Work required
Extract the whole listing as it stands. Do not include the pictures.

━━━━━ Collected data ━━━━━

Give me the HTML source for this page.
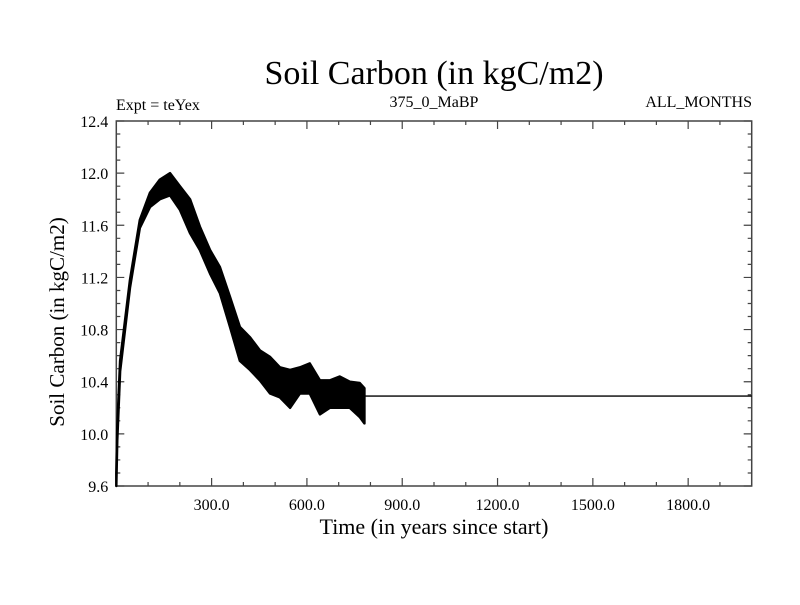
<!DOCTYPE html>
<html><head><meta charset="utf-8"><style>
body{margin:0;background:#fff}
svg text{font-family:"Liberation Serif",serif;fill:#000}
</style></head><body>
<svg id="chart" width="800" height="600" xmlns="http://www.w3.org/2000/svg">
<rect width="800" height="600" fill="#fff"/>
<text x="434" y="84" font-size="34" text-anchor="middle">Soil Carbon (in kgC/m2)</text>
<text x="116" y="110" font-size="16">Expt = teYex</text>
<text x="434" y="107" font-size="16" text-anchor="middle">375_0_MaBP</text>
<text x="752" y="107" font-size="16" text-anchor="end">ALL_MONTHS</text>
<text x="434" y="534" font-size="22" text-anchor="middle">Time (in years since start)</text>
<text transform="translate(64,322) rotate(-90)" font-size="21" text-anchor="middle">Soil Carbon (in kgC/m2)</text>
<g id="axes"></g>
<g id="series"></g>
</svg>
<script>
const years = [0,3,12,43,74,106,137,169,200,232,263,295,326,358,389,421,452,484,515,547,578,609,641,672,703,735,766,781];
const upperVals = [9.7,10.05,10.56,11.18,11.64,11.85,11.95,12.0,11.9,11.8,11.59,11.41,11.28,11.05,10.82,10.74,10.64,10.59,10.51,10.49,10.51,10.54,10.41,10.41,10.44,10.4,10.39,10.35];
const lowerVals = [9.6,9.95,10.48,11.12,11.58,11.74,11.8,11.83,11.72,11.54,11.41,11.23,11.08,10.82,10.56,10.49,10.41,10.31,10.28,10.2,10.31,10.31,10.15,10.2,10.2,10.2,10.13,10.08];
const flatStart = 781, flatEnd = 2000, flatVal = 10.29;
const xTicks = [300,600,900,1200,1500,1800];
const xTickLabels = ["300.0","600.0","900.0","1200.0","1500.0","1800.0"];
const yTicks = [9.6,10.0,10.4,10.8,11.2,11.6,12.0,12.4];
const yTickLabels = ["9.6","10.0","10.4","10.8","11.2","11.6","12.0","12.4"];

const L=116.3,R=751.7,T=121,B=486, X0=0,X1=2000,Y0=9.6,Y1=12.4;
const sx=v=>L+(v-X0)/(X1-X0)*(R-L);
const sy=v=>B-(v-Y0)/(Y1-Y0)*(B-T);
const NS="http://www.w3.org/2000/svg";
function mk(tag,attrs,parent){const e=document.createElementNS(NS,tag);for(const k in attrs)e.setAttribute(k,attrs[k]);parent.appendChild(e);return e;}
const ax=document.getElementById('axes'), se=document.getElementById('series');

const frame=mk('rect',{x:L,y:T,width:R-L,height:B-T,fill:'none',stroke:'#444','stroke-width':1.5},ax);



let d='';
for(let v=100;v<X1;v+=100){const x=sx(v),len=(v%300===0)?8:4;d+=`M${x},${B}v${-len}M${x},${T}v${len}`;}
for(let i=0;i<=28;i++){const v=Y0+i*0.1,y=sy(v),len=(i%4===0)?8:4;d+=`M${L},${y}h${len}M${R},${y}h${-len}`;}
const ticks=mk('path',{d:d,stroke:'#444','stroke-width':1.2,fill:'none'},ax);



xTicks.forEach((v,i)=>{const t=mk('text',{x:sx(v),y:B+24,'font-size':16,'text-anchor':'middle'},ax);t.textContent=xTickLabels[i];

});
yTicks.forEach((v,i)=>{const t=mk('text',{x:L-8,y:sy(v)+6,'font-size':16,'text-anchor':'end'},ax);t.textContent=yTickLabels[i];

});

let p='';
years.forEach((v,i)=>{p+=(i?'L':'M')+sx(v)+','+sy(upperVals[i]);});
for(let i=years.length-1;i>=0;i--)p+='L'+sx(years[i])+','+sy(lowerVals[i]);
p+='Z';
const band=mk('path',{d:p,fill:'#000',stroke:'#000','stroke-width':2.5,'stroke-linejoin':'round'},se);



const flat=mk('line',{x1:sx(flatStart),y1:sy(flatVal),x2:sx(flatEnd),y2:sy(flatVal),stroke:'#000','stroke-width':1.3},se);


</script>
</body></html>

━━━━━

Task answer
Give me the HTML source for this page.
<!DOCTYPE html>
<html><head><meta charset="utf-8"><style>
body{margin:0;background:#fff}
svg text{font-family:"Liberation Serif",serif;fill:#000}
</style></head><body>
<svg id="chart" width="800" height="600" xmlns="http://www.w3.org/2000/svg">
<rect width="800" height="600" fill="#fff"/>
<text x="434" y="84" font-size="34" text-anchor="middle">Soil Carbon (in kgC/m2)</text>
<text x="116" y="110" font-size="16">Expt = teYex</text>
<text x="434" y="107" font-size="16" text-anchor="middle">375_0_MaBP</text>
<text x="752" y="107" font-size="16" text-anchor="end">ALL_MONTHS</text>
<text x="434" y="534" font-size="22" text-anchor="middle">Time (in years since start)</text>
<text transform="translate(64,322) rotate(-90)" font-size="21" text-anchor="middle">Soil Carbon (in kgC/m2)</text>
<g id="axes"></g>
<g id="series"></g>
</svg>
<script>
const years = [0,3,12,43,74,106,137,169,200,232,263,295,326,358,389,421,452,484,515,547,578,609,641,672,703,735,766,781];
const upperVals = [9.7,10.05,10.56,11.18,11.64,11.85,11.95,12.0,11.9,11.8,11.59,11.41,11.28,11.05,10.82,10.74,10.64,10.59,10.51,10.49,10.51,10.54,10.41,10.41,10.44,10.4,10.39,10.35];
const lowerVals = [9.6,9.95,10.48,11.12,11.58,11.74,11.8,11.83,11.72,11.54,11.41,11.23,11.08,10.82,10.56,10.49,10.41,10.31,10.28,10.2,10.31,10.31,10.15,10.2,10.2,10.2,10.13,10.08];
const flatStart = 781, flatEnd = 2000, flatVal = 10.29;
const xTicks = [300,600,900,1200,1500,1800];
const xTickLabels = ["300.0","600.0","900.0","1200.0","1500.0","1800.0"];
const yTicks = [9.6,10.0,10.4,10.8,11.2,11.6,12.0,12.4];
const yTickLabels = ["9.6","10.0","10.4","10.8","11.2","11.6","12.0","12.4"];

const L=116.3,R=751.7,T=121,B=486, X0=0,X1=2000,Y0=9.6,Y1=12.4;
const sx=v=>L+(v-X0)/(X1-X0)*(R-L);
const sy=v=>B-(v-Y0)/(Y1-Y0)*(B-T);
const NS="http://www.w3.org/2000/svg";
function mk(tag,attrs,parent){const e=document.createElementNS(NS,tag);for(const k in attrs)e.setAttribute(k,attrs[k]);parent.appendChild(e);return e;}
const ax=document.getElementById('axes'), se=document.getElementById('series');

const frame=mk('rect',{x:L,y:T,width:R-L,height:B-T,fill:'none',stroke:'#444','stroke-width':1.5},ax);



let d='';
for(let v=100;v<X1;v+=100){const x=sx(v),len=(v%300===0)?8:4;d+=`M${x},${B}v${-len}M${x},${T}v${len}`;}
for(let i=0;i<=28;i++){const v=Y0+i*0.1,y=sy(v),len=(i%4===0)?8:4;d+=`M${L},${y}h${len}M${R},${y}h${-len}`;}
const ticks=mk('path',{d:d,stroke:'#444','stroke-width':1.2,fill:'none'},ax);



xTicks.forEach((v,i)=>{const t=mk('text',{x:sx(v),y:B+24,'font-size':16,'text-anchor':'middle'},ax);t.textContent=xTickLabels[i];

});
yTicks.forEach((v,i)=>{const t=mk('text',{x:L-8,y:sy(v)+6,'font-size':16,'text-anchor':'end'},ax);t.textContent=yTickLabels[i];

});

let p='';
years.forEach((v,i)=>{p+=(i?'L':'M')+sx(v)+','+sy(upperVals[i]);});
for(let i=years.length-1;i>=0;i--)p+='L'+sx(years[i])+','+sy(lowerVals[i]);
p+='Z';
const band=mk('path',{d:p,fill:'#000',stroke:'#000','stroke-width':2.5,'stroke-linejoin':'round'},se);



const flat=mk('line',{x1:sx(flatStart),y1:sy(flatVal),x2:sx(flatEnd),y2:sy(flatVal),stroke:'#000','stroke-width':1.3},se);


</script>
</body></html>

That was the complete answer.